The only reason why I don't want to maintain lcptools-v2 is to not have
two tools that do the same thing. I hope that with your input we can
improve lcp-gen2 so it can replace lcptools-v2 in every case. In my
opinion adding CLI to GUI application is easier than adding GUI to CLI
application, that's why I decided to go with lcp-gen2.

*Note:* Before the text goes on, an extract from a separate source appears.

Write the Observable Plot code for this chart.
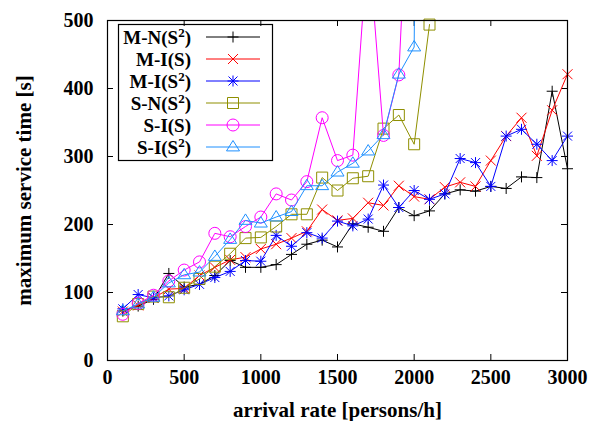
<!DOCTYPE html>
<html><head><meta charset="utf-8">
<script src="https://cdn.jsdelivr.net/npm/d3@7"></script>
<script src="https://cdn.jsdelivr.net/npm/@observablehq/plot@0.6"></script>
<style>body{margin:0;background:#fff}#chart svg{display:block}</style>
</head><body><div id="chart"></div>
<script>
// ---- data ----
const arrivalRate = [100,200,300,400,500,600,700,800,900,1000,1100,1200,1300,1400,1500,1600,1700,1800,1900,2000,2100,2200,2300,2400,2500,2600,2700,2800,2900,3000];
const mN_S2 = [73,80,90,128,108,112,125,147,137,137,141,156,171,177,167,201,196,190,225,213,220,245,251,249,256,253,270,269,396,282];
const mI_S  = [72,81,92,105,106,125,137,148,152,164,171,180,190,222,206,209,232,228,257,241,237,255,262,256,294,330,357,301,368,421];
const mI_S2 = [76,97,92,95,104,112,122,131,147,146,184,168,188,180,205,198,208,258,225,250,237,245,297,291,256,330,340,318,294,330];
const sN_S2 = [65,83,94,93,107,120,138,157,180,181,197,215,215,269,250,268,271,341,361,318,494];
const sI_S  = [68,84,96,117,133,145,187,182,197,211,245,236,263,357,294,302,620,331,420,900];
const sI_S2 = [73,83,93,114,126,130,153,178,206,202,211,219,257,257,277,290,308,332,421,461,3000];
const xTicks = [0,500,1000,1500,2000,2500,3000];
const yTicks = [0,100,200,300,400,500];
const xLabel = "arrival rate [persons/h]";
const yLabel = "maximum service time [s]";

// ---- gnuplot-like point symbols ----
const symPlus = {draw(c){const h=5.5;c.moveTo(-h,0);c.lineTo(h,0);c.moveTo(0,-h);c.lineTo(0,h);}};
const symCross = {draw(c){const h=5;c.moveTo(-h,-h);c.lineTo(h,h);c.moveTo(-h,h);c.lineTo(h,-h);}};
const symStar = {draw(c){const h=5.5,k=4.5;c.moveTo(-h,0);c.lineTo(h,0);c.moveTo(0,-h);c.lineTo(0,h);c.moveTo(-k,-k);c.lineTo(k,k);c.moveTo(-k,k);c.lineTo(k,-k);}};
const symBox = {draw(c){const h=5.5;c.moveTo(-h,-h);c.lineTo(h,-h);c.lineTo(h,h);c.lineTo(-h,h);c.closePath();}};
const symCircle = {draw(c){const r=6;c.moveTo(r,0);c.arc(0,0,r,0,2*Math.PI);}};
const symTri = {draw(c){const h=6.5;c.moveTo(0,-h);c.lineTo(h,h*0.6);c.lineTo(-h,h*0.6);c.closePath();}};

const series = [
  {label:["M-N(S","2",")"], values:mN_S2, color:"#000000", sym:symPlus},
  {label:["M-I(S)"],         values:mI_S,  color:"#ff0000", sym:symCross},
  {label:["M-I(S","2",")"], values:mI_S2, color:"#0000ff", sym:symStar},
  {label:["S-N(S","2",")"], values:sN_S2, color:"#8f8f00", sym:symBox},
  {label:["S-I(S)"],         values:sI_S,  color:"#ff00ff", sym:symCircle},
  {label:["S-I(S","2",")"], values:sI_S2, color:"#1e90ff", sym:symTri}
];

const marks = [];
series.forEach(s => {
  const rows = s.values.map((v,i) => ({x: arrivalRate[i], y: v}));
  marks.push(Plot.line(rows, {x:"x", y:"y", stroke:s.color, strokeWidth:1, clip:true}));
  marks.push(Plot.dot(rows, {x:"x", y:"y", symbol:s.sym, stroke:s.color, fill:"none", strokeWidth:1, r:5, filter:d=>d.y<=500}));
});

const xt = 6*3000/460, yt = 6*500/340;
const plot = Plot.plot({
  width:595, height:421,
  marginLeft:107, marginRight:28, marginTop:20, marginBottom:61,
  style:{fontFamily:"'Liberation Serif', serif", fontWeight:"bold", fontSize:"20px", color:"#000", background:"#fff"},
  x:{domain:[0,3000]},
  y:{domain:[0,500]},
  marks:[
    Plot.ruleX(xTicks, {x:d=>d, y1:0, y2:yt, stroke:"#000"}),
    Plot.ruleX(xTicks, {x:d=>d, y1:500-yt, y2:500, stroke:"#000"}),
    Plot.ruleY(yTicks, {y:d=>d, x1:0, x2:xt, stroke:"#000"}),
    Plot.ruleY(yTicks, {y:d=>d, x1:3000-xt, x2:3000, stroke:"#000"}),
    Plot.axisX({ticks:xTicks, tickSize:0, tickPadding:9, label:null, tickFormat:d=>String(d)}),
    Plot.axisY({ticks:yTicks, tickSize:0, tickPadding:14, label:null, tickFormat:d=>String(d)}),
    Plot.text([yLabel], {frameAnchor:"left", dx:-83, rotate:-90, textAnchor:"middle", lineAnchor:"middle", fontSize:21, text:d=>d, fill:"#000"}),
    Plot.text([xLabel], {frameAnchor:"bottom", dy:50, textAnchor:"middle", lineAnchor:"middle", fontSize:21, text:d=>d, fill:"#000"}),
    ...marks,
    Plot.frame({stroke:"#000", strokeWidth:1.2})
  ]
});
document.getElementById("chart").appendChild(plot);

// ---- legend (gnuplot style key) ----
const svg = d3.select(plot);
const g = svg.append("g").attr("font-family","'Liberation Serif', serif").attr("font-weight","bold").attr("font-size","19px");
g.append("rect").attr("x",118.5).attr("y",24.5).attr("width",154).attr("height",136)
  .attr("fill","none").attr("stroke","#000").attr("stroke-width",1.2);
series.forEach((s,i) => {
  const yy = 37 + i*22;
  const t = g.append("text").attr("x",191).attr("y",yy).attr("text-anchor","end").attr("dy","0.35em").attr("fill","#000");
  if (s.label.length === 1) t.text(s.label[0]);
  else {
    t.append("tspan").text(s.label[0]);
    t.append("tspan").attr("dy",-7).attr("font-size","13px").text(s.label[1]);
    t.append("tspan").attr("dy",7).text(s.label[2]);
  }
  g.append("line").attr("x1",206).attr("x2",260).attr("y1",yy).attr("y2",yy).attr("stroke",s.color).attr("stroke-width",1);
  g.append("path").attr("transform",`translate(233,${yy})`).attr("d",d3.symbol().type(s.sym)()).attr("fill","none").attr("stroke",s.color).attr("stroke-width",1);
});
</script></body></html>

We are working on lcp-gen2 in our local repository, I will ask
maintainer when he will be ready with Python 3.x migration if that will
be less than month I will wait for that to release new version.

Lukasz

On Fri, 2019-11-08 at 18:34 +0000, travis.gilb...@dell.com wrote:
> > -----Original Message-----
> > From: Paul Moore (pmoore2) <
> > pmoo...@cisco.com
> > >
> > Sent: Friday, November 8, 2019 11:19
> > To: 
> > lukasz.hawry...@linux.intel.com
> > ; Gilbert, Travis
> > Cc: 
> > tboot-devel@lists.sourceforge.net
> > 
> > Subject: Re: [tboot-devel] Creating a TXT/tboot policy suitable for a modern
> > system with TXT+TPM2
> > 
> > On Fri, 2019-11-08 at 12:47 +0100, Lukasz Hawrylko wrote:
> > > For TPM2.0 LCP generation there is a Python tool lcp-gen2 that is
> > > included in tboot's source code. To be honest I didn't try to generate
> > > LCP with tboot's VLP inside but it should work. If not - this is a bug
> > > and need to be fixed.
> > > 
> > > lcptools-v2 will is not maintained, any new features like new signing
> > > algorithms will not be included there, so I suggest not to use it for
> > > new designs. We are actively improving lcp-gen2, if there is something
> > > that is missing in your opinion please let me know.
> > 
> > A few problems come to mind with lcp-gen2 all of which are blockers:
> > 
> > * I see references to upgrading to newer versions of Python 2.x, but nothing
> > about upgrading to Python 3.x; with Python 2.x going EOL in a few months
> > this needs to happen very soon.
> > 
> > * No documentation.  This is a general problem with the tboot
> > code/tools: there is very little documentation, and what does seem to be
> > present is mostly wrong or incomplete.
> > 
> > * The lcp-gen2 tool appears to be intended mostly as a GUI tool, and I need 
> > a
> > CLI tool.  It looks like there might be some sort of "batch build" 
> > available from
> > the command line, but I don't see any further explanation or documentation
> > on this ability.
> > 
> > You mention that lcp-gen2 is being actively improved, is this happening
> > offline?  The last commit I see is to the sf.net repo for lcp-gen2 is over 
> > six
> > months old.
> > 
> > If these issues can't be resolved within the next month or two, is there any
> > reason why we couldn't continue to make changes to the lcptools-v2 tools?
> > 
> > -Paul
> > 
> 
> I'm with Paul. I strongly disagree with discontinuing support for lcptools-v2.
> 
> lcp-gen2 requires that you have a Window Manager installed. It requires 
> clicking around in a GUI. Both of these limit its use. The most important 
> thing it limits is the ability to script LCP creation like I have done. When 
> I give someone else an LCP to use, instead of a 10 page document with 
> pictures that walks them through clicking everything in lcp-gen2, with 
> lcptools-v2, I can just say "Run this script." If that script doesn't error 
> out, then I *know* that the LCP was correctly created. In the lcp-gen2 case, 
> I have to have the user send me the LCP and other intermediate files and 
> compare them with what I expect in order to figure out whether something went 
> wrong or not. Troubleshooting for a script is simpler. If for some reason 
> they can't copy & paste the console output with the error (very easy), I can 
> have the user run the script again while redirecting the output to a file, 
> and then send me the file.
> 
> I also have philosophical issues with GUI-only, mostly that it violates the 
> UNIX philosophy of "Write programs to handle text streams, because that is a 
> universal interface." My evidence for why this should be considered consists 
> of my previous paragraph and Paul's concerns.